Il Giappone aveva cercato di prevenire questo fenomeno attivando delle barriere sotterranee di ghiaccio, progettate specificamente per sigillare i rifiuti nucleari. Tuttavia, stando ai risultati dei ricercatori dell’università australiana Edith Cowan, i materiali contaminati continuano a riversarsi nel mare dalla costa orientale del Giappone.

Sembra dunque che le correnti oceaniche abbiano disperso il materiale radioattivo. Se nel 2011, all’indomani dell’incidente, circa la metà del pesce pescato vicino alla costa di Fukushima conteneva livelli di radiazioni talmente elevati da essere nocivi per l’essere umano, oggi questa cifra è crollata a circa l’un per cento.

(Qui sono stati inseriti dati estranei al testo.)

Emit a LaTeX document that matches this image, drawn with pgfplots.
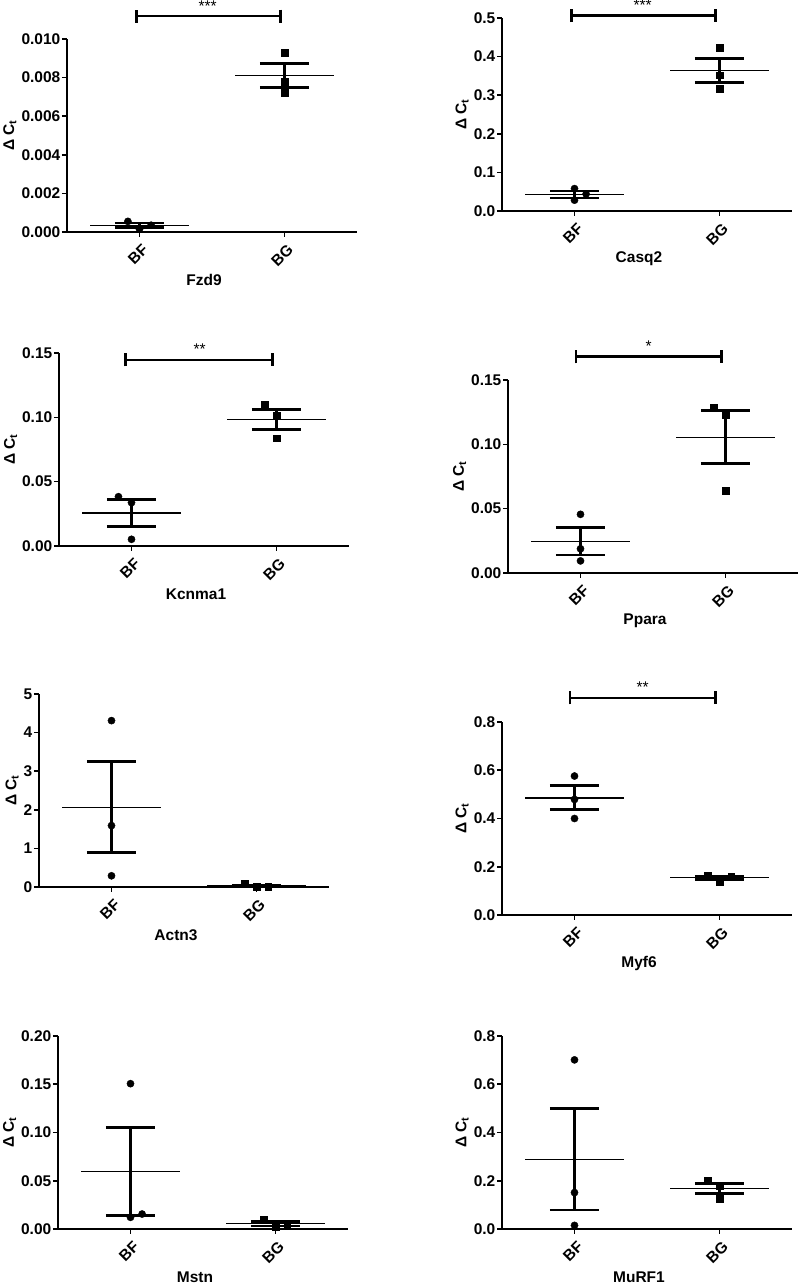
\documentclass[border=0pt]{standalone}
\usepackage{fontspec}
\setmainfont{Liberation Sans}
\usepackage{pgfplots}
\pgfplotsset{compat=1.18}
\usetikzlibrary{arrows.meta}
\newcommand{\lbl}{\bfseries\fontsize{15.5}{18}\selectfont}
\pgfplotsset{
  prism/.style={
    scale only axis, width=290pt, height=193pt, anchor=south west,
    xmin=0.5, xmax=2.5, ymin=0,
    axis x line=bottom, axis y line=left,
    x axis line style={-}, y axis line style={-},
    axis line style={line width=1.6pt, black},
    xtick={1,2}, xticklabels={BF,BG},
    tick style={line width=1.6pt, black},
    major tick length=5pt, tick align=outside,
    xticklabel style={yshift=-5pt, xshift=2pt, rotate=45, anchor=north east, font=\lbl, inner sep=0.5pt},
    yticklabel style={font=\lbl, inner sep=1.5pt},
    scaled y ticks=false,
    /pgf/number format/assume math mode=true,
    /pgf/number format/fixed, /pgf/number format/fixed zerofill,
    ylabel={Δ C\textsubscript{t}},
    ylabel style={font=\lbl},
    xlabel style={font=\lbl, at={(axis description cs:0.5,0)}, anchor=center, yshift=-48pt, xshift=-8pt, inner sep=0.5pt},
    clip=false,
  },
  bfpt/.style={only marks, mark=*, mark size=3.6pt, black},
  bgpt/.style={only marks, mark=square*, mark size=3.4pt, black},
  meanl/.style={black, line width=1.3pt, mark=none},
  errl/.style={black, line width=2.7pt, mark=none},
  sig/.style={black, line width=2.7pt, mark=none, {Bar[width=13pt]}-{Bar[width=13pt]}},
}
% error bar macros: lo, hi, mean
\newcommand{\EBF}[3]{%
  \addplot[meanl] coordinates {(0.66,#3) (1.34,#3)};
  \addplot[errl] coordinates {(1,#1) (1,#2)};
  \addplot[errl] coordinates {(0.83,#1) (1.17,#1)};
  \addplot[errl] coordinates {(0.83,#2) (1.17,#2)};
}
\newcommand{\EBG}[3]{%
  \addplot[meanl] coordinates {(1.66,#3) (2.34,#3)};
  \addplot[errl] coordinates {(2,#1) (2,#2)};
  \addplot[errl] coordinates {(1.83,#1) (2.17,#1)};
  \addplot[errl] coordinates {(1.83,#2) (2.17,#2)};
}
\newcommand{\SIG}[3]{% y, stars, left x
  \addplot[sig] coordinates {(#3,#1) (1.98,#1)};
  \node[anchor=base, yshift=5pt, inner sep=0pt, font=\fontsize{15.5}{18}\selectfont] at (axis cs:1.47,#1) {#2};
}
\begin{document}
\begin{tikzpicture}
\useasboundingbox (0,0) rectangle (800pt,1285pt);

% Fzd9
\begin{axis}[prism, at={(67pt,1053pt)}, ymax=0.010,
  ytick={0,0.002,0.004,0.006,0.008,0.010}, /pgf/number format/precision=3, xlabel={Fzd9}]
  \EBF{0.00024}{0.00047}{0.00035}
  \EBG{0.0075}{0.00872}{0.0081}
  \addplot[bfpt] coordinates {(0.92,0.00055) (1.0,0.00015) (1.08,0.00035)};
  \addplot[bgpt] coordinates {(2,0.0093) (2,0.0078) (2,0.0072)};
  \SIG{0.01119}{***}{0.97}
\end{axis}

% Casq2
\begin{axis}[prism, at={(502pt,1074pt)}, ymax=0.5,
  ytick={0,0.1,0.2,0.3,0.4,0.5}, /pgf/number format/precision=1, xlabel={Casq2}]
  \EBF{0.034}{0.052}{0.043}
  \EBG{0.333}{0.395}{0.364}
  \addplot[bfpt] coordinates {(1,0.058) (1,0.028) (1.08,0.044)};
  \addplot[bgpt] coordinates {(2,0.423) (2,0.352) (2,0.316)};
  \SIG{0.506}{***}{0.97}
\end{axis}

% Kcnma1
\begin{axis}[prism, at={(59pt,739pt)}, ymax=0.15,
  ytick={0,0.05,0.10,0.15}, /pgf/number format/precision=2, xlabel={Kcnma1}]
  \EBF{0.0153}{0.0361}{0.0257}
  \EBG{0.0906}{0.1062}{0.0982}
  \addplot[bfpt] coordinates {(0.91,0.0383) (1,0.0337) (1,0.0052)};
  \addplot[bgpt] coordinates {(1.92,0.1096) (2,0.1013) (2,0.0837)};
  \SIG{0.1446}{**}{0.95}
\end{axis}

% Ppara
\begin{axis}[prism, at={(508pt,712pt)}, ymax=0.15,
  ytick={0,0.05,0.10,0.15}, /pgf/number format/precision=2, xlabel={Ppara}]
  \EBF{0.0141}{0.0351}{0.0246}
  \EBG{0.0853}{0.1262}{0.1052}
  \addplot[bfpt] coordinates {(1,0.0456) (1,0.0188) (1,0.0094)};
  \addplot[bgpt] coordinates {(1.92,0.1285) (2,0.1233) (2,0.0639)};
  \SIG{0.168}{*}{0.96}
\end{axis}

% Actn3
\begin{axis}[prism, at={(39pt,398pt)}, ymax=5,
  ytick={0,1,2,3,4,5}, /pgf/number format/precision=0, xlabel={Actn3}]
  \EBF{0.89}{3.25}{2.06}
  \EBG{0.01}{0.055}{0.03}
  \addplot[bfpt] coordinates {(1,4.31) (1,1.59) (1,0.29)};
  \addplot[bgpt] coordinates {(1.92,0.08) (2,0.005) (2.08,0.01)};
\end{axis}

% Myf6
\begin{axis}[prism, at={(502pt,370pt)}, ymax=0.8,
  ytick={0,0.2,0.4,0.6,0.8}, /pgf/number format/precision=1, xlabel={Myf6}]
  \EBF{0.436}{0.5375}{0.485}
  \EBG{0.147}{0.162}{0.154}
  \addplot[bfpt] coordinates {(1,0.576) (1,0.479) (1,0.400)};
  \addplot[bgpt] coordinates {(1.92,0.164) (2,0.139) (2.08,0.160)};
  \SIG{0.90}{**}{0.96}
\end{axis}

% Mstn
\begin{axis}[prism, at={(58pt,56pt)}, ymax=0.20,
  ytick={0,0.05,0.10,0.15,0.20}, /pgf/number format/precision=2, xlabel={Mstn}]
  \EBF{0.0142}{0.1054}{0.0594}
  \EBG{0.003}{0.008}{0.0055}
  \addplot[bfpt] coordinates {(1,0.1506) (1,0.0121) (1.08,0.0155)};
  \addplot[bgpt] coordinates {(1.92,0.010) (2,0.0024) (2.08,0.004)};
\end{axis}

% MuRF1
\begin{axis}[prism, at={(502pt,56pt)}, ymax=0.8,
  ytick={0,0.2,0.4,0.6,0.8}, /pgf/number format/precision=1, xlabel={MuRF1}]
  \EBF{0.079}{0.500}{0.289}
  \EBG{0.146}{0.19}{0.168}
  \addplot[bfpt] coordinates {(1,0.701) (1,0.151) (1,0.015)};
  \addplot[bgpt] coordinates {(1.92,0.201) (2,0.179) (2,0.124)};
\end{axis}
\end{tikzpicture}
\end{document}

Nel frattempo, il quattro luglio scorso la prefettura di Fukushima ha annunciato che il numero di persone evacuate dall’area interessata dall’incidente nucleare è calato sotto i 90’000. Questo numero era stato pari al massimo a 165’000 persone, nel 2012. L’allevamento di bestiame è ripreso nella città di Naraha, nelle vicinanze. Il ministro dell’ambiente giapponese, inoltre, ha dichiarato nei giorni scorsi che permetterà l’utilizzo di terra leggermente contaminata per la costruzione di strade, nonché per altri lavori pubblici, a patto che questo materiale sia rivestito da una copertura in grado di schermare le, seppur lievi, radiazioni.